One usecase for this feature is GPU simulations. One example is in MPM-MLS algorithm, you have a grid of values, that you update from each particle you have in simulation. And since each grid node can be updated from number of particles, you need to update grid via atomics. Another example is aggregating data particles or grid nodes in some other way, for example counting avarage velocity or forces those may apply to objects.

Another usecase is calculating bounding boxes of programmably generated meshes, or for something you can't offline process for some reason. You can just do atomic min/max with value of each position.

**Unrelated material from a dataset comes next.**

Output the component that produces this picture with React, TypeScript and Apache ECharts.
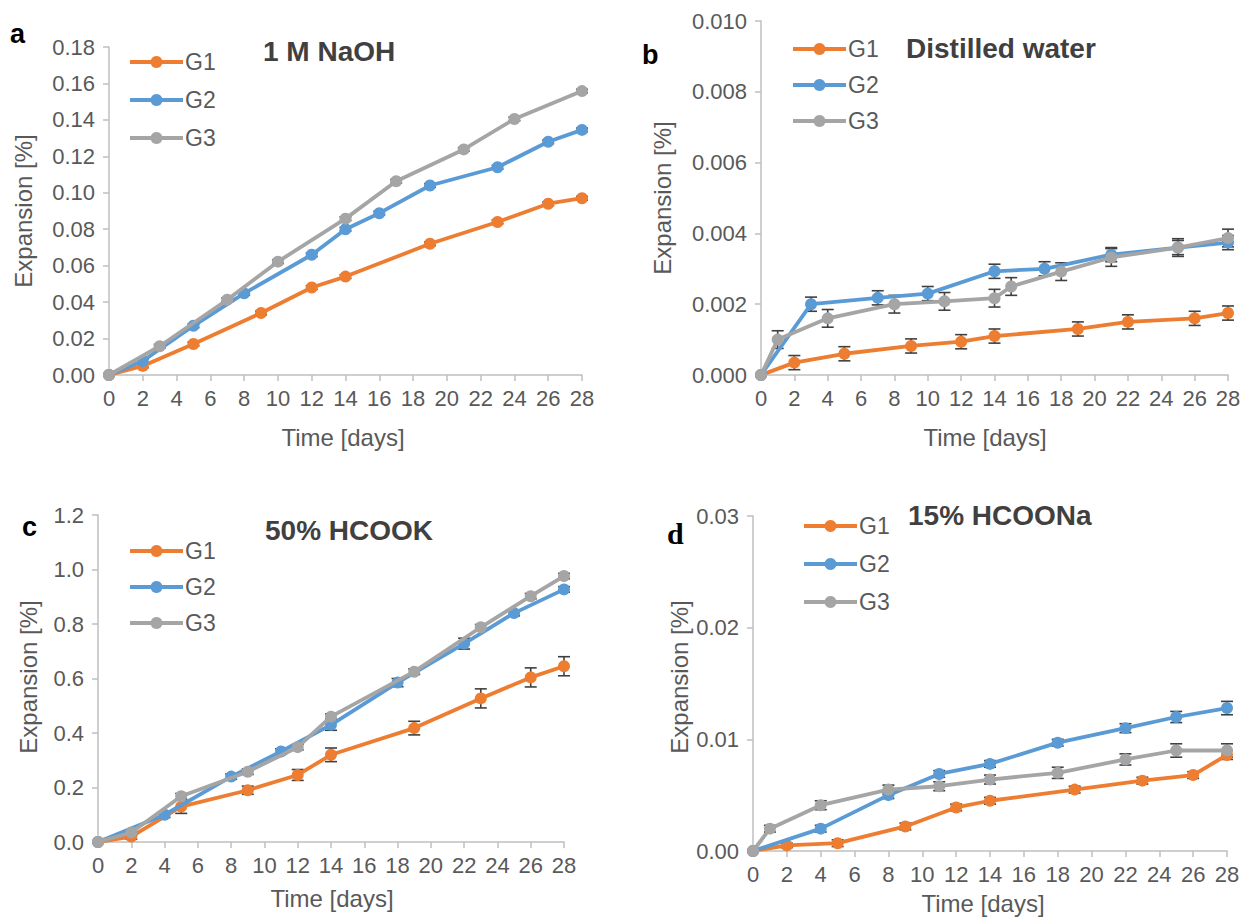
import React, { useEffect, useRef } from "react";
import * as echarts from "echarts";

// ---------- Data ----------
const seriesNames = ["G1", "G2", "G3"];
const seriesColors = ["#ED7D31", "#5B9BD5", "#A5A5A5"];

// Panel a: 1 M NaOH
const aG1x = [0, 2, 5, 9, 12, 14, 19, 23, 26, 28];
const aG1y = [0, 0.005, 0.017, 0.034, 0.048, 0.054, 0.072, 0.084, 0.094, 0.097];
const aG1e = [0, 0.001, 0.001, 0.001, 0.001, 0.001, 0.001, 0.001, 0.001, 0.001];
const aG2x = [0, 2, 5, 8, 12, 14, 16, 19, 23, 26, 28];
const aG2y = [0, 0.0077, 0.027, 0.0448, 0.066, 0.08, 0.0888, 0.104, 0.114, 0.128, 0.1345];
const aG2e = [0, 0.001, 0.001, 0.001, 0.001, 0.001, 0.001, 0.001, 0.001, 0.001, 0.001];
const aG3x = [0, 3, 7, 10, 14, 17, 21, 24, 28];
const aG3y = [0, 0.0158, 0.0413, 0.0622, 0.0858, 0.1063, 0.1238, 0.1405, 0.1558];
const aG3e = [0, 0.001, 0.001, 0.001, 0.001, 0.001, 0.001, 0.001, 0.001];

// Panel b: Distilled water
const bG1x = [0, 2, 5, 9, 12, 14, 19, 22, 26, 28];
const bG1y = [0, 0.00035, 0.0006, 0.00082, 0.00094, 0.0011, 0.0013, 0.0015, 0.0016, 0.00175];
const bG1e = [0, 0.0002, 0.0002, 0.0002, 0.0002, 0.0002, 0.0002, 0.0002, 0.0002, 0.0002];
const bG2x = [0, 3, 7, 10, 14, 17, 21, 25, 28];
const bG2y = [0, 0.002, 0.00218, 0.0023, 0.00293, 0.003, 0.0034, 0.0036, 0.00374];
const bG2e = [0, 0.0002, 0.0002, 0.0002, 0.0002, 0.0002, 0.0002, 0.0002, 0.0002];
const bG3x = [0, 1, 4, 8, 11, 14, 15, 18, 21, 25, 28];
const bG3y = [0, 0.001, 0.0016, 0.002, 0.00208, 0.00217, 0.0025, 0.00292, 0.00332, 0.0036, 0.00387];
const bG3e = [0, 0.00025, 0.00025, 0.00025, 0.00025, 0.00025, 0.00025, 0.00025, 0.00025, 0.00025, 0.00025];

// Panel c: 50% HCOOK
const cG1x = [0, 2, 5, 9, 12, 14, 19, 23, 26, 28];
const cG1y = [0, 0.02, 0.13, 0.19, 0.246, 0.32, 0.418, 0.527, 0.604, 0.645];
const cG1e = [0, 0.01, 0.025, 0.015, 0.02, 0.025, 0.025, 0.035, 0.035, 0.035];
const cG2x = [0, 4, 8, 11, 14, 18, 22, 25, 28];
const cG2y = [0, 0.1, 0.24, 0.332, 0.43, 0.585, 0.728, 0.84, 0.927];
const cG2e = [0, 0.01, 0.01, 0.01, 0.02, 0.015, 0.02, 0.01, 0.01];
const cG3x = [0, 2, 5, 9, 12, 14, 19, 23, 26, 28];
const cG3y = [0, 0.035, 0.168, 0.258, 0.348, 0.46, 0.625, 0.788, 0.902, 0.976];
const cG3e = [0, 0.01, 0.01, 0.01, 0.01, 0.01, 0.01, 0.01, 0.01, 0.01];

// Panel d: 15% HCOONa
const dG1x = [0, 2, 5, 9, 12, 14, 19, 23, 26, 28];
const dG1y = [0, 0.0005, 0.0007, 0.0022, 0.0039, 0.0045, 0.0055, 0.0063, 0.0068, 0.0086];
const dG1e = [0, 0.0002, 0.0003, 0.0003, 0.0003, 0.0003, 0.0003, 0.0003, 0.0003, 0.0004];
const dG2x = [0, 4, 8, 11, 14, 18, 22, 25, 28];
const dG2y = [0, 0.002, 0.005, 0.0069, 0.0078, 0.0097, 0.011, 0.012, 0.0128];
const dG2e = [0, 0.0003, 0.0003, 0.0003, 0.0003, 0.0003, 0.0004, 0.0005, 0.0006];
const dG3x = [0, 1, 4, 8, 11, 14, 18, 22, 25, 28];
const dG3y = [0, 0.002, 0.0041, 0.0055, 0.0058, 0.0064, 0.007, 0.0082, 0.009, 0.009];
const dG3e = [0, 0.0003, 0.0004, 0.0004, 0.0004, 0.0004, 0.0005, 0.0005, 0.0006, 0.0006];

const panelTitles = ["1 M NaOH", "Distilled water", "50% HCOOK", "15% HCOONa"];
const panelLetters = ["a", "b", "c", "d"];
const yMaxes = [0.18, 0.01, 1.2, 0.03];
const yIntervals = [0.02, 0.002, 0.2, 0.01];
const yDecimals = [2, 3, 1, 2];
const xName = "Time [days]";
const yName = "Expansion [%]";

const panelData = [
  [[aG1x, aG1y, aG1e], [aG2x, aG2y, aG2e], [aG3x, aG3y, aG3e]],
  [[bG1x, bG1y, bG1e], [bG2x, bG2y, bG2e], [bG3x, bG3y, bG3e]],
  [[cG1x, cG1y, cG1e], [cG2x, cG2y, cG2e], [cG3x, cG3y, cG3e]],
  [[dG1x, dG1y, dG1e], [dG2x, dG2y, dG2e], [dG3x, dG3y, dG3e]],
];

// ---------- Layout ----------
const grids = [
  { left: 109, top: 47, width: 473, height: 328 },
  { left: 761, top: 21, width: 467, height: 354 },
  { left: 98, top: 515, width: 466, height: 327 },
  { left: 753, top: 516, width: 474, height: 335 },
];
const legendPos = [
  { left: 128, top: 50, gap: 14 },
  { left: 791, top: 37, gap: 12 },
  { left: 128, top: 539, gap: 12 },
  { left: 802, top: 514, gap: 14 },
];
const titlePos = [
  { x: 263, y: 51 },
  { x: 906, y: 48 },
  { x: 265, y: 530 },
  { x: 908, y: 515 },
];
const letterPos = [
  { x: 10, y: 34 },
  { x: 642, y: 55 },
  { x: 22, y: 527 },
  { x: 667, y: 533 },
];
const yNamePos = [
  { x: 23, y: 211 },
  { x: 662, y: 198 },
  { x: 28, y: 677 },
  { x: 679, y: 677 },
];
const xNamePos = [
  { x: 343, y: 437 },
  { x: 985, y: 437 },
  { x: 332, y: 898 },
  { x: 983, y: 903 },
];

const FONT = "'Liberation Sans', Arial, sans-serif";
const LABEL_COLOR = "#595959";
const AXIS_COLOR = "#BFBFBF";

export default function App() {
  const ref = useRef<HTMLDivElement>(null);

  useEffect(() => {
    document.body.style.margin = "0";
    if (!ref.current) return;
    const chart = echarts.init(ref.current, undefined, { renderer: "svg" });

    const xAxes: any[] = [];
    const yAxes: any[] = [];
    const series: any[] = [];
    const legends: any[] = [];
    const graphics: any[] = [];

    grids.forEach((g, p) => {
      xAxes.push({
        type: "value",
        gridIndex: p,
        min: 0,
        max: 28,
        interval: 2,
        axisLine: { show: true, lineStyle: { color: AXIS_COLOR, width: 1.5 } },
        axisTick: { show: true, length: 6, lineStyle: { color: AXIS_COLOR, width: 1.5 } },
        axisLabel: { color: LABEL_COLOR, fontSize: 22, fontFamily: FONT, margin: 12 },
        splitLine: { show: false },
      });
      yAxes.push({
        type: "value",
        gridIndex: p,
        min: 0,
        max: yMaxes[p],
        interval: yIntervals[p],
        axisLine: { show: true, lineStyle: { color: AXIS_COLOR, width: 1.5 } },
        axisTick: { show: true, length: 6, lineStyle: { color: AXIS_COLOR, width: 1.5 } },
        axisLabel: {
          color: LABEL_COLOR,
          fontSize: 22,
          fontFamily: FONT,
          margin: 14,
          formatter: (v: number) => v.toFixed(yDecimals[p]),
        },
        splitLine: { show: false },
      });

      panelData[p].forEach(([xs, ys, es], s) => {
        series.push({
          type: "custom",
          name: seriesNames[s] + "_err",
          xAxisIndex: p,
          yAxisIndex: p,
          z: 1,
          silent: true,
          renderItem: (params: any, api: any) => {
            const x = api.value(0);
            const y = api.value(1);
            const e = api.value(2);
            if (!e) return null;
            const t = api.coord([x, y + e]);
            const b = api.coord([x, y - e]);
            const st = { stroke: "#404040", lineWidth: 1.6 };
            return {
              type: "group",
              children: [
                { type: "line", shape: { x1: t[0], y1: t[1], x2: b[0], y2: b[1] }, style: st },
                { type: "line", shape: { x1: t[0] - 6, y1: t[1], x2: t[0] + 6, y2: t[1] }, style: st },
                { type: "line", shape: { x1: b[0] - 6, y1: b[1], x2: b[0] + 6, y2: b[1] }, style: st },
              ],
            };
          },
          data: xs.map((x: number, i: number) => [x, ys[i], es[i]]),
        });
      });
      panelData[p].forEach(([xs, ys], s) => {
        series.push({
          type: "line",
          name: seriesNames[s],
          xAxisIndex: p,
          yAxisIndex: p,
          z: 2 + s,
          symbol: "circle",
          symbolSize: 12,
          showSymbol: true,
          color: seriesColors[s],
          lineStyle: { width: 3.8, color: seriesColors[s] },
          itemStyle: { color: seriesColors[s] },
          data: xs.map((x: number, i: number) => [x, ys[i]]),
        });
      });

      const lp = legendPos[p];
      legends.push({
        orient: "vertical",
        left: lp.left,
        top: lp.top,
        itemGap: lp.gap,
        itemWidth: 53,
        itemHeight: 15,
        padding: 0,
        data: seriesNames,
        selectedMode: false,
        lineStyle: { width: 4 },
        textStyle: { color: LABEL_COLOR, fontSize: 23, fontFamily: FONT, lineHeight: 24, padding: [0, 0, 0, -3] },
      });

      graphics.push({
        type: "text",
        x: titlePos[p].x,
        y: titlePos[p].y,
        style: {
          text: panelTitles[p],
          fill: "#404040",
          font: `bold 28px ${FONT}`,
          textVerticalAlign: "middle",
          textAlign: "left",
        },
      });
      graphics.push({
        type: "text",
        x: letterPos[p].x,
        y: letterPos[p].y,
        style: {
          text: panelLetters[p],
          fill: "#000000",
          font: p === 3 ? "bold 30px 'Liberation Serif', serif" : `bold 27px ${FONT}`,
          textVerticalAlign: "middle",
          textAlign: "left",
        },
      });
      graphics.push({
        type: "text",
        x: yNamePos[p].x,
        y: yNamePos[p].y,
        rotation: Math.PI / 2,
        style: {
          text: yName,
          fill: LABEL_COLOR,
          font: `24px ${FONT}`,
          textVerticalAlign: "middle",
          textAlign: "center",
        },
      });
      graphics.push({
        type: "text",
        x: xNamePos[p].x,
        y: xNamePos[p].y,
        style: {
          text: xName,
          fill: LABEL_COLOR,
          font: `24px ${FONT}`,
          textVerticalAlign: "middle",
          textAlign: "center",
        },
      });
    });

    chart.setOption({
      animation: false,
      backgroundColor: "#ffffff",
      grid: grids.map((g) => ({ ...g, containLabel: false })),
      xAxis: xAxes,
      yAxis: yAxes,
      legend: legends,
      series,
      graphic: graphics,
    });

    return () => chart.dispose();
  }, []);

  return <div ref={ref} style={{ width: 1255, height: 919 }} />;
}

Describe the solution you'd like

Intrinsics that allow usage of float32 atomic add/subtract/min/max, similar to ones int32 has already

Describe alternatives you've considered
There are 2 alternatives:

  1. Converting floats to fixed point
  • This works in many circumstances, but have few nuances:
    • You first need to balance tradeoff between representable range and precision. Native floats are better at keeping relative precision.
    • Fixed point floats can overflow without any way to detect that. Native floats can handle overflow.
  1. Using CAS loop to emulate float atomics
  • This works in some circumstances, but has numerous nuances:
    • If hardware have native float atomics, performance should be better with those
    • If too many threads try to do atomic operation on a single value, contention between threads may get so high that shader times out and causes DEVICE_HUNG

Additional context

Since atomic add/subtract is not associative, results will not be deterministic. This is fine in most circumstances. Additionally, vendors should be free to perform certain optimizations that affect order of operations, for example do wave sum before doing atomic once per wave. This would also change order of operations, but if it is not consistent either way, it should be fine.
Atomic min/max won't have any catches like this though.